» Input data
--- Start ---
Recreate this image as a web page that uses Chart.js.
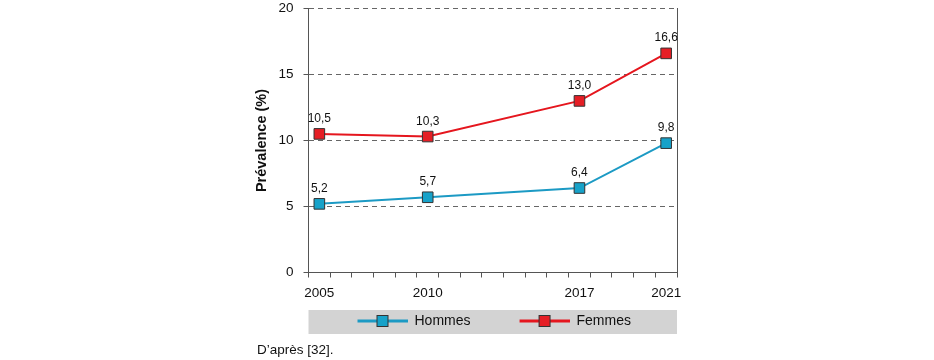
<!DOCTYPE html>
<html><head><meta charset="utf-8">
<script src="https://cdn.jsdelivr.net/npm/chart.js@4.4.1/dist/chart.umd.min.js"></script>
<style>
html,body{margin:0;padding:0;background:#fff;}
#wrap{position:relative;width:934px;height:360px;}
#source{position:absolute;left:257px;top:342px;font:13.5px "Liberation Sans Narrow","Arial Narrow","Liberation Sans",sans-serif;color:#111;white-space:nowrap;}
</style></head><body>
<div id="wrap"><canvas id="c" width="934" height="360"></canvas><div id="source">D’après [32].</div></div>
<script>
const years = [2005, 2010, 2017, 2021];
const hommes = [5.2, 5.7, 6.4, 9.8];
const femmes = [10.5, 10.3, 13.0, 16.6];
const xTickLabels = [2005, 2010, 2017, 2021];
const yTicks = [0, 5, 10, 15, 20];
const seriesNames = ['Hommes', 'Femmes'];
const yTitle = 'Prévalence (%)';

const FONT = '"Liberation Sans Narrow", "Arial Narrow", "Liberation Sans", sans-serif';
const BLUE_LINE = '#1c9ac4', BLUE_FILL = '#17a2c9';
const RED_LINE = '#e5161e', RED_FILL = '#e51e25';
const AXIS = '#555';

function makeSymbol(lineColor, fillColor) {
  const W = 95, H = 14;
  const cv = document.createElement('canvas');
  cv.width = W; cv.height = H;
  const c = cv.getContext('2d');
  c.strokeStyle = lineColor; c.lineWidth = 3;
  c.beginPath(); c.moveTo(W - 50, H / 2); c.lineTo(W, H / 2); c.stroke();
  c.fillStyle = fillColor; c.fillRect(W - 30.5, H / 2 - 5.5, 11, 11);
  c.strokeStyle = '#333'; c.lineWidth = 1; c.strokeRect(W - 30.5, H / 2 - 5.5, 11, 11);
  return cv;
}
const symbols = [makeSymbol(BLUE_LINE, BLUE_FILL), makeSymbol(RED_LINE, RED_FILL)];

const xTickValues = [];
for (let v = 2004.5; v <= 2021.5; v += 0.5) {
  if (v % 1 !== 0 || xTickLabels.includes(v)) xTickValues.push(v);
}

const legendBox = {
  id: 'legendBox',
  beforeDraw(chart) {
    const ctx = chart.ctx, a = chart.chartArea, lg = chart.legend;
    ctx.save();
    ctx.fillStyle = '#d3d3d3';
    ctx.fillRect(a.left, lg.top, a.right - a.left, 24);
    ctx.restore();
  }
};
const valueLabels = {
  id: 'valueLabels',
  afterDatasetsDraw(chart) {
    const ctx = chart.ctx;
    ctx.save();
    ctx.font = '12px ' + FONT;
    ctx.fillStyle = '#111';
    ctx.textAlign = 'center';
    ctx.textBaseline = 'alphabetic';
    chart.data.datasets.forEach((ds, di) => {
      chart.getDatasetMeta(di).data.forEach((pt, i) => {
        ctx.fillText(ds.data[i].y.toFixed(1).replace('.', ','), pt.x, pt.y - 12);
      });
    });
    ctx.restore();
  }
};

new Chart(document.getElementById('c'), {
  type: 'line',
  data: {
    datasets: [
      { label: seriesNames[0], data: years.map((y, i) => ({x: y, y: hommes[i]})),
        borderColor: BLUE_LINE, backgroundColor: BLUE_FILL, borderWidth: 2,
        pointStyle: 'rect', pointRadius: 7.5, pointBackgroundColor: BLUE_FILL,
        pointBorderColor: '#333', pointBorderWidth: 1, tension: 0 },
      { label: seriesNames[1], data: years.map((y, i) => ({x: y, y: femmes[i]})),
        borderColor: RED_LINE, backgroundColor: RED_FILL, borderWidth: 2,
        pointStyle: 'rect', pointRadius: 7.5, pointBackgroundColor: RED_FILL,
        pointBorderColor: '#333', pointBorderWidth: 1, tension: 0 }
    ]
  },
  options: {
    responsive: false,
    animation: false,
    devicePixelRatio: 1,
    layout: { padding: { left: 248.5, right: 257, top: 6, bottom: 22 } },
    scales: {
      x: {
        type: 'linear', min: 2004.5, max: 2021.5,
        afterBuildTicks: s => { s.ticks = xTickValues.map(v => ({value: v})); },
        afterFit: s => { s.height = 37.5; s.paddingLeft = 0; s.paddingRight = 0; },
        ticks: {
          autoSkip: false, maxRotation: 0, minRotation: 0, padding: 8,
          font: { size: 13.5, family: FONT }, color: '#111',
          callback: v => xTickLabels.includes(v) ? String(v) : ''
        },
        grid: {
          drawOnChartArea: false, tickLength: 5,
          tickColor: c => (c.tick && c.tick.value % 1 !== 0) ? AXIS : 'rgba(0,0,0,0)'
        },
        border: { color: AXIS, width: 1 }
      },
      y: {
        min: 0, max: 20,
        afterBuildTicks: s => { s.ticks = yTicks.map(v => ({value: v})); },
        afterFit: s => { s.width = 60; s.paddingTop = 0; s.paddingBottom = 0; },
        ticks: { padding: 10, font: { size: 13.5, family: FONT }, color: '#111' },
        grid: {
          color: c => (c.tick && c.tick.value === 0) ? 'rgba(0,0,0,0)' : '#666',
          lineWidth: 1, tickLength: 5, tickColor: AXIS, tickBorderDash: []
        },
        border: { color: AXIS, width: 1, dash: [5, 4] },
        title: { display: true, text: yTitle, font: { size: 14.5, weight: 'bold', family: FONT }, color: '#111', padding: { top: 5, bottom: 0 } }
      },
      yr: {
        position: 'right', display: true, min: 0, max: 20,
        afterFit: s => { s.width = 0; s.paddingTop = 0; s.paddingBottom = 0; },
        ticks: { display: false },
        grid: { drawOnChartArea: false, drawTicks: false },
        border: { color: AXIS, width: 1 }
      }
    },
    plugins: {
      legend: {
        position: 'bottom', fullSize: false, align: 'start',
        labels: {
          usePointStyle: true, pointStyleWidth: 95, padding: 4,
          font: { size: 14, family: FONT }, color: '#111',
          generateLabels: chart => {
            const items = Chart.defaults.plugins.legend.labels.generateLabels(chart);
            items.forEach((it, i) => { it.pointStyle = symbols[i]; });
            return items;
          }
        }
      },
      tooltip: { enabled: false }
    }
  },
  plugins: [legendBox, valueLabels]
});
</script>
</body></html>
--- End ---
--- Start ---
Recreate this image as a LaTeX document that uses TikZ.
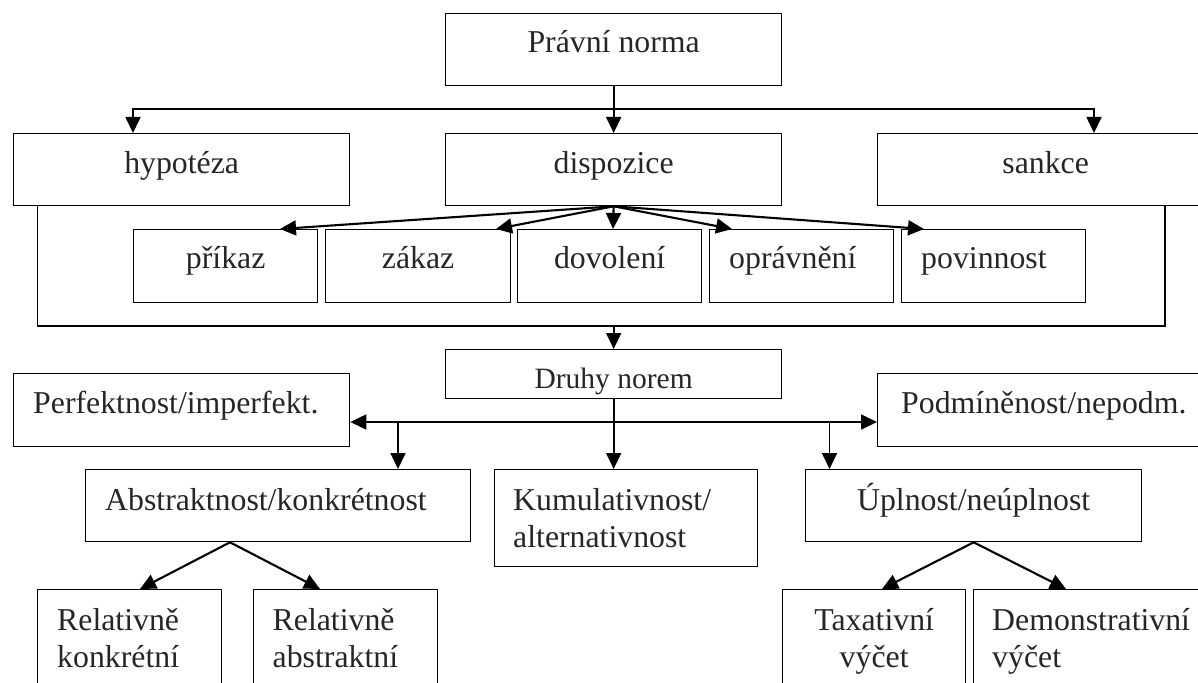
--- End ---
--- Start ---
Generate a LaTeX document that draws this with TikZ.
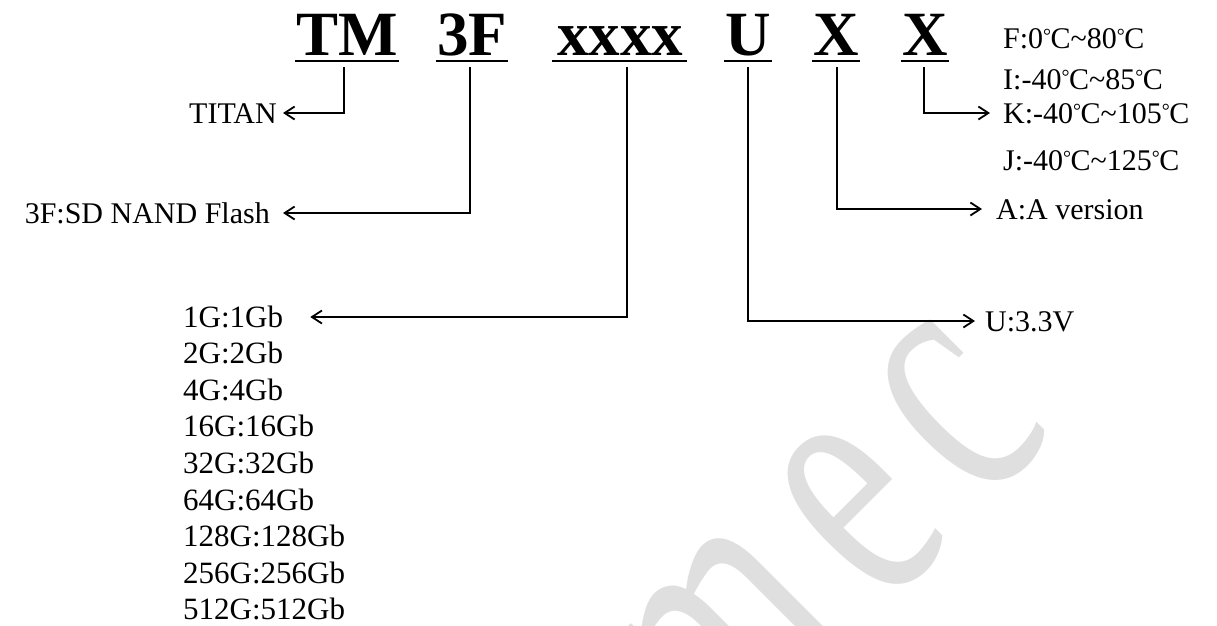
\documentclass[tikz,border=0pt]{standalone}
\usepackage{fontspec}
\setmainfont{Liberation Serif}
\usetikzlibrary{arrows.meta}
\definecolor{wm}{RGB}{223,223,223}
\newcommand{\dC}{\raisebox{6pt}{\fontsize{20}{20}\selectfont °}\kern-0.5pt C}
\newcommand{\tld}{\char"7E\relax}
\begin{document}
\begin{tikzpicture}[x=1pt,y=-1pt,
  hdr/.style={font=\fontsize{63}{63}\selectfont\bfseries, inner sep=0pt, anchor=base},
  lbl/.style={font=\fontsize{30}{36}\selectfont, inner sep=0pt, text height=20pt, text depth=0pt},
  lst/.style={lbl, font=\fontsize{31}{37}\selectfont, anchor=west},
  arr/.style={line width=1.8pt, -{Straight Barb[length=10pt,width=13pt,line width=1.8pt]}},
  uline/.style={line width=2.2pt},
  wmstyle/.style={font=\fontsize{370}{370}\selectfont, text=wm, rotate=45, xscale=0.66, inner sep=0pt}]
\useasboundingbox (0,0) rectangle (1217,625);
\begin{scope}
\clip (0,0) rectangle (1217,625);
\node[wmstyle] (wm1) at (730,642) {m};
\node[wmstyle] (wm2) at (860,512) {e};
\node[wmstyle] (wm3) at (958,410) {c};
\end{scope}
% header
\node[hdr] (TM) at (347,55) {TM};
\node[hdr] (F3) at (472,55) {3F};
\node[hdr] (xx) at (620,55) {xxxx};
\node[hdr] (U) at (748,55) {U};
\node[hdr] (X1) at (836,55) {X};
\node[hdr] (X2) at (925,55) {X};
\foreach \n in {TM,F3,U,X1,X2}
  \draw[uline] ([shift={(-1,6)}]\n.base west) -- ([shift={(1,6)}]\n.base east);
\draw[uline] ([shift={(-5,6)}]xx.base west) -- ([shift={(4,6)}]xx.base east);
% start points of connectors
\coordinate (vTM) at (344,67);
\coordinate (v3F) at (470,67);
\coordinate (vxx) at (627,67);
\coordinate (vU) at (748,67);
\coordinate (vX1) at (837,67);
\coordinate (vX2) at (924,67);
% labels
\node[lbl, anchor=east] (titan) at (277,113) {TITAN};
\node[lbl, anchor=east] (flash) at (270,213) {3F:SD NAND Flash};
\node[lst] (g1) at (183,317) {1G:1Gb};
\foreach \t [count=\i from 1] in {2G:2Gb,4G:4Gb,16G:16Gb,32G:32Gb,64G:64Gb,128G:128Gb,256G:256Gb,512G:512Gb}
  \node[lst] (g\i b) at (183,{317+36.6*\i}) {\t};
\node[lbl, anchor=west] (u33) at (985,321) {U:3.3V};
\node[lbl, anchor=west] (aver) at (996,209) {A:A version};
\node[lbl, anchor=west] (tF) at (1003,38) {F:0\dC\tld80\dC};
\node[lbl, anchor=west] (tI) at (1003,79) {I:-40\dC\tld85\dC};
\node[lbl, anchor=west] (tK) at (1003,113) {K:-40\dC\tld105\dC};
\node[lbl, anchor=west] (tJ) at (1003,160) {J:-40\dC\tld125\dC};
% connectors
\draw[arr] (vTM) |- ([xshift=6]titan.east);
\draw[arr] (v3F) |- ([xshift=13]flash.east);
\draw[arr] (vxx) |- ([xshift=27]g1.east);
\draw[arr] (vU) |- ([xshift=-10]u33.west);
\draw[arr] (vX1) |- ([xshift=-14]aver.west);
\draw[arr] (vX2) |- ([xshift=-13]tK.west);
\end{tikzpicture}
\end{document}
--- End ---
» Direction
Write out exactly the lines from the one that has "Recreate this image as a web" down to the one that has "BLUE_FILL), makeSymbol(RED_LINE, RED_FILL)];", including both. Pictures stay out of the copy.

» Answer for the task
Recreate this image as a web page that uses Chart.js.
<!DOCTYPE html>
<html><head><meta charset="utf-8">
<script src="https://cdn.jsdelivr.net/npm/chart.js@4.4.1/dist/chart.umd.min.js"></script>
<style>
html,body{margin:0;padding:0;background:#fff;}
#wrap{position:relative;width:934px;height:360px;}
#source{position:absolute;left:257px;top:342px;font:13.5px "Liberation Sans Narrow","Arial Narrow","Liberation Sans",sans-serif;color:#111;white-space:nowrap;}
</style></head><body>
<div id="wrap"><canvas id="c" width="934" height="360"></canvas><div id="source">D’après [32].</div></div>
<script>
const years = [2005, 2010, 2017, 2021];
const hommes = [5.2, 5.7, 6.4, 9.8];
const femmes = [10.5, 10.3, 13.0, 16.6];
const xTickLabels = [2005, 2010, 2017, 2021];
const yTicks = [0, 5, 10, 15, 20];
const seriesNames = ['Hommes', 'Femmes'];
const yTitle = 'Prévalence (%)';

const FONT = '"Liberation Sans Narrow", "Arial Narrow", "Liberation Sans", sans-serif';
const BLUE_LINE = '#1c9ac4', BLUE_FILL = '#17a2c9';
const RED_LINE = '#e5161e', RED_FILL = '#e51e25';
const AXIS = '#555';

function makeSymbol(lineColor, fillColor) {
  const W = 95, H = 14;
  const cv = document.createElement('canvas');
  cv.width = W; cv.height = H;
  const c = cv.getContext('2d');
  c.strokeStyle = lineColor; c.lineWidth = 3;
  c.beginPath(); c.moveTo(W - 50, H / 2); c.lineTo(W, H / 2); c.stroke();
  c.fillStyle = fillColor; c.fillRect(W - 30.5, H / 2 - 5.5, 11, 11);
  c.strokeStyle = '#333'; c.lineWidth = 1; c.strokeRect(W - 30.5, H / 2 - 5.5, 11, 11);
  return cv;
}
const symbols = [makeSymbol(BLUE_LINE, BLUE_FILL), makeSymbol(RED_LINE, RED_FILL)];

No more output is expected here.